1. If you have a separate garage, pack up everything you would say is "his" and put it in there. Make sure anything you don't want him to take is out of the garage first, because you want to make it as simple as possible.
2. Get your locks changed on all doors of your house/apartment/condo.
3. Tell him that if he wants to keep your car, he needs to get a loan to pay for it, or return it to you so you can either keep or sell it.
4. Find someone else you trust to watch your kids, and set up visitation for him. This part will probably be tough, but you really want to set boundaries with him.
5. Get online and find the paperwork to file for legal separation and child support.
Here's a link: http://www.courts.state.co.us/chs/court/forms/domestic/jd...
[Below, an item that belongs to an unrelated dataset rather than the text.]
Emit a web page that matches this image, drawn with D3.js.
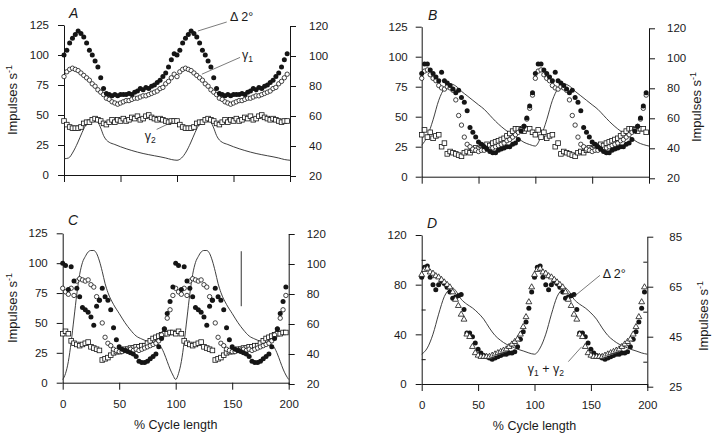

The fact that he pays child support to someone else already and has "very little money" is no longer your problem. I know that sounds harsh, but you need to think of yourself and your children now that he has decided that he doesn't want to be a full-time part of your family anymore. He needs to either get a better job, or work a second part-time job anywhere necessary in order to pay for the things you and your kids need. If you're really not sure if he is done being married, offer him a choice. Let him know that if he's serious about leaving permanently, you're going to file paperwork with the courts and get child support set up. If he still wants to work on it, you'll set up counselling. My ex chose counselling, then changed his mind the day before the appointment. I packed all of his stuff and told him to come get it. He has since said that was a HUGE reality check for him, and it made him grow up really fast. We've been legally divorced for over a year now, and are both in new relationships with other people. We get along great now, have salvaged the friendship that caused us to get married in the first place, and are actually going back-to-school shopping together with our daughter on Sunday. I NEVER thought that would happen, but God took care of all of us.
Good luck, and we'll be praying for you!